_WHAT TO DO_
Output the full material exactly as it appears here.

— start of PROVIDED INFORMATION —

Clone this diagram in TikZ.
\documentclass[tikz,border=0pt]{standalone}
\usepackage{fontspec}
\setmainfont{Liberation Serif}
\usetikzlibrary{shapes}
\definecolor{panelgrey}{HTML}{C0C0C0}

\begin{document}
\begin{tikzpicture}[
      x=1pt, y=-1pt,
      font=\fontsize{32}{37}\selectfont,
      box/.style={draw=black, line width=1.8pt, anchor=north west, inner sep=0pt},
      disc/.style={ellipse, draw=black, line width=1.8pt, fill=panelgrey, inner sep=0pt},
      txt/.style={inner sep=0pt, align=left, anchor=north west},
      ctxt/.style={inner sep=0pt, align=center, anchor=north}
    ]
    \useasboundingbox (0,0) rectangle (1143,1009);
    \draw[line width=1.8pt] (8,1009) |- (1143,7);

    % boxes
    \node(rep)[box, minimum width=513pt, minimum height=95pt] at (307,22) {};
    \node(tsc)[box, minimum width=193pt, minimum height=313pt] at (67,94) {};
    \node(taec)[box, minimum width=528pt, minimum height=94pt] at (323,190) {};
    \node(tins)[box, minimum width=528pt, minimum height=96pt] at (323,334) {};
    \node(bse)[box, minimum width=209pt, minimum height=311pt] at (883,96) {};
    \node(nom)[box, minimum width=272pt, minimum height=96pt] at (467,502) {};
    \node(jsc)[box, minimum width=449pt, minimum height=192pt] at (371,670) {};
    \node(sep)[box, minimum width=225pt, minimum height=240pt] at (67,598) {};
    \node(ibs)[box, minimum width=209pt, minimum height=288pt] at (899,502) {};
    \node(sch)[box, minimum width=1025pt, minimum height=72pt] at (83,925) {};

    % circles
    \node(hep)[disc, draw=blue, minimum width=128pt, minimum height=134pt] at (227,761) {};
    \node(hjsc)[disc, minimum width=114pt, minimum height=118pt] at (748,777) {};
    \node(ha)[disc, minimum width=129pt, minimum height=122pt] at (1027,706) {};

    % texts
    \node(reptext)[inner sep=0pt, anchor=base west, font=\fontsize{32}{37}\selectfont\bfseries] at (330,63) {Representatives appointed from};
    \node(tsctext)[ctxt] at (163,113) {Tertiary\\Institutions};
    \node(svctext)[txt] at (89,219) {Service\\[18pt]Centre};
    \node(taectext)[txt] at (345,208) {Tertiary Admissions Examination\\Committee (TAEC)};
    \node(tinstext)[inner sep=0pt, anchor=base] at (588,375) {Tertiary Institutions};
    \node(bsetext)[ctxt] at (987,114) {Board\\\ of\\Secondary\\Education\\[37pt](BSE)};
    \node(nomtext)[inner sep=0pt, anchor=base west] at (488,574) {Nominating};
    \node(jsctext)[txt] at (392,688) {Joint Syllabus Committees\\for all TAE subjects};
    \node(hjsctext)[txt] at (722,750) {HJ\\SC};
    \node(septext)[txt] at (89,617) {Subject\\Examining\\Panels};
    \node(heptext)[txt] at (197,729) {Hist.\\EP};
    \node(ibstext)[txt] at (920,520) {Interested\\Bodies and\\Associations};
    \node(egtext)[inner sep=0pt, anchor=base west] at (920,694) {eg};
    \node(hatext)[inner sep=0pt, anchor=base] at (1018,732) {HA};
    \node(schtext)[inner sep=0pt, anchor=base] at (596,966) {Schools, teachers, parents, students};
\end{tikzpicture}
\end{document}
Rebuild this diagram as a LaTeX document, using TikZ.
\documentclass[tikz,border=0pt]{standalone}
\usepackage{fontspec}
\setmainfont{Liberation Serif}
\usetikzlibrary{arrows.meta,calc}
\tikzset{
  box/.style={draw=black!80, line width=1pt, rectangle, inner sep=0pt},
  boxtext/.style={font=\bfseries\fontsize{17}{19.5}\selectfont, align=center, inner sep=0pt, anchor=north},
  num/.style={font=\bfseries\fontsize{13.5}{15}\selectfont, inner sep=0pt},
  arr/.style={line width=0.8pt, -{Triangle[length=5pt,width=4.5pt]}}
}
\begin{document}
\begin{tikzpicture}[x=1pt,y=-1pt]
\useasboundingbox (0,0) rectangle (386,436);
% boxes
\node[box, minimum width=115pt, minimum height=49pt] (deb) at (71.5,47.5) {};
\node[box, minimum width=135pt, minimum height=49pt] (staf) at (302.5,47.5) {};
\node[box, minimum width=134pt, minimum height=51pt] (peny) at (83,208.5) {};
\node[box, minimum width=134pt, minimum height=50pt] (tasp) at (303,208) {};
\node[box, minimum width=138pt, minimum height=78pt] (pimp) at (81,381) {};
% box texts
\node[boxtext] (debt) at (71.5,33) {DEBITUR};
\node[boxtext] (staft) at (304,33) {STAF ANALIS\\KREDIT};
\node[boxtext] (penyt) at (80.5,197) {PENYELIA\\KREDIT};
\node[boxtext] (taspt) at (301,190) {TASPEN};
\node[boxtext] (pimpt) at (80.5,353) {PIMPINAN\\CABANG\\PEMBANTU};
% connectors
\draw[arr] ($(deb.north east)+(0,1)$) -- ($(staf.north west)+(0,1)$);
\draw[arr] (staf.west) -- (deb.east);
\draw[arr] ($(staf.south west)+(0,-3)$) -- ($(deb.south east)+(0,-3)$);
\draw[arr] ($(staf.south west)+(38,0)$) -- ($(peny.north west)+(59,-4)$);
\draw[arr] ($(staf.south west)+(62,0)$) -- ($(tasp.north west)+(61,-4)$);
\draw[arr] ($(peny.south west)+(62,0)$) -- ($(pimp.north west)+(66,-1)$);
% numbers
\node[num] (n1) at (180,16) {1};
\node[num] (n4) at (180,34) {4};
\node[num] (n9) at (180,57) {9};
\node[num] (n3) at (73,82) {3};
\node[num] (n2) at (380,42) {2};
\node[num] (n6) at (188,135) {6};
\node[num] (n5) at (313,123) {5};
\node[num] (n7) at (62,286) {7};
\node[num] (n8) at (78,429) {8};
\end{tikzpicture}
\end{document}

— end of PROVIDED INFORMATION —

_WRITTEN RESPONSE_
Clone this diagram in TikZ.
\documentclass[tikz,border=0pt]{standalone}
\usepackage{fontspec}
\setmainfont{Liberation Serif}
\usetikzlibrary{shapes}
\definecolor{panelgrey}{HTML}{C0C0C0}

\begin{document}
\begin{tikzpicture}[
      x=1pt, y=-1pt,
      font=\fontsize{32}{37}\selectfont,
      box/.style={draw=black, line width=1.8pt, anchor=north west, inner sep=0pt},
      disc/.style={ellipse, draw=black, line width=1.8pt, fill=panelgrey, inner sep=0pt},
      txt/.style={inner sep=0pt, align=left, anchor=north west},
      ctxt/.style={inner sep=0pt, align=center, anchor=north}
    ]
    \useasboundingbox (0,0) rectangle (1143,1009);
    \draw[line width=1.8pt] (8,1009) |- (1143,7);

    % boxes
    \node(rep)[box, minimum width=513pt, minimum height=95pt] at (307,22) {};
    \node(tsc)[box, minimum width=193pt, minimum height=313pt] at (67,94) {};
    \node(taec)[box, minimum width=528pt, minimum height=94pt] at (323,190) {};
    \node(tins)[box, minimum width=528pt, minimum height=96pt] at (323,334) {};
    \node(bse)[box, minimum width=209pt, minimum height=311pt] at (883,96) {};
    \node(nom)[box, minimum width=272pt, minimum height=96pt] at (467,502) {};
    \node(jsc)[box, minimum width=449pt, minimum height=192pt] at (371,670) {};
    \node(sep)[box, minimum width=225pt, minimum height=240pt] at (67,598) {};
    \node(ibs)[box, minimum width=209pt, minimum height=288pt] at (899,502) {};
    \node(sch)[box, minimum width=1025pt, minimum height=72pt] at (83,925) {};

    % circles
    \node(hep)[disc, draw=blue, minimum width=128pt, minimum height=134pt] at (227,761) {};
    \node(hjsc)[disc, minimum width=114pt, minimum height=118pt] at (748,777) {};
    \node(ha)[disc, minimum width=129pt, minimum height=122pt] at (1027,706) {};

    % texts
    \node(reptext)[inner sep=0pt, anchor=base west, font=\fontsize{32}{37}\selectfont\bfseries] at (330,63) {Representatives appointed from};
    \node(tsctext)[ctxt] at (163,113) {Tertiary\\Institutions};
    \node(svctext)[txt] at (89,219) {Service\\[18pt]Centre};
    \node(taectext)[txt] at (345,208) {Tertiary Admissions Examination\\Committee (TAEC)};
    \node(tinstext)[inner sep=0pt, anchor=base] at (588,375) {Tertiary Institutions};
    \node(bsetext)[ctxt] at (987,114) {Board\\\ of\\Secondary\\Education\\[37pt](BSE)};
    \node(nomtext)[inner sep=0pt, anchor=base west] at (488,574) {Nominating};
    \node(jsctext)[txt] at (392,688) {Joint Syllabus Committees\\for all TAE subjects};
    \node(hjsctext)[txt] at (722,750) {HJ\\SC};
    \node(septext)[txt] at (89,617) {Subject\\Examining\\Panels};
    \node(heptext)[txt] at (197,729) {Hist.\\EP};
    \node(ibstext)[txt] at (920,520) {Interested\\Bodies and\\Associations};
    \node(egtext)[inner sep=0pt, anchor=base west] at (920,694) {eg};
    \node(hatext)[inner sep=0pt, anchor=base] at (1018,732) {HA};
    \node(schtext)[inner sep=0pt, anchor=base] at (596,966) {Schools, teachers, parents, students};
\end{tikzpicture}
\end{document}
Rebuild this diagram as a LaTeX document, using TikZ.
\documentclass[tikz,border=0pt]{standalone}
\usepackage{fontspec}
\setmainfont{Liberation Serif}
\usetikzlibrary{arrows.meta,calc}
\tikzset{
  box/.style={draw=black!80, line width=1pt, rectangle, inner sep=0pt},
  boxtext/.style={font=\bfseries\fontsize{17}{19.5}\selectfont, align=center, inner sep=0pt, anchor=north},
  num/.style={font=\bfseries\fontsize{13.5}{15}\selectfont, inner sep=0pt},
  arr/.style={line width=0.8pt, -{Triangle[length=5pt,width=4.5pt]}}
}
\begin{document}
\begin{tikzpicture}[x=1pt,y=-1pt]
\useasboundingbox (0,0) rectangle (386,436);
% boxes
\node[box, minimum width=115pt, minimum height=49pt] (deb) at (71.5,47.5) {};
\node[box, minimum width=135pt, minimum height=49pt] (staf) at (302.5,47.5) {};
\node[box, minimum width=134pt, minimum height=51pt] (peny) at (83,208.5) {};
\node[box, minimum width=134pt, minimum height=50pt] (tasp) at (303,208) {};
\node[box, minimum width=138pt, minimum height=78pt] (pimp) at (81,381) {};
% box texts
\node[boxtext] (debt) at (71.5,33) {DEBITUR};
\node[boxtext] (staft) at (304,33) {STAF ANALIS\\KREDIT};
\node[boxtext] (penyt) at (80.5,197) {PENYELIA\\KREDIT};
\node[boxtext] (taspt) at (301,190) {TASPEN};
\node[boxtext] (pimpt) at (80.5,353) {PIMPINAN\\CABANG\\PEMBANTU};
% connectors
\draw[arr] ($(deb.north east)+(0,1)$) -- ($(staf.north west)+(0,1)$);
\draw[arr] (staf.west) -- (deb.east);
\draw[arr] ($(staf.south west)+(0,-3)$) -- ($(deb.south east)+(0,-3)$);
\draw[arr] ($(staf.south west)+(38,0)$) -- ($(peny.north west)+(59,-4)$);
\draw[arr] ($(staf.south west)+(62,0)$) -- ($(tasp.north west)+(61,-4)$);
\draw[arr] ($(peny.south west)+(62,0)$) -- ($(pimp.north west)+(66,-1)$);
% numbers
\node[num] (n1) at (180,16) {1};
\node[num] (n4) at (180,34) {4};
\node[num] (n9) at (180,57) {9};
\node[num] (n3) at (73,82) {3};
\node[num] (n2) at (380,42) {2};
\node[num] (n6) at (188,135) {6};
\node[num] (n5) at (313,123) {5};
\node[num] (n7) at (62,286) {7};
\node[num] (n8) at (78,429) {8};
\end{tikzpicture}
\end{document}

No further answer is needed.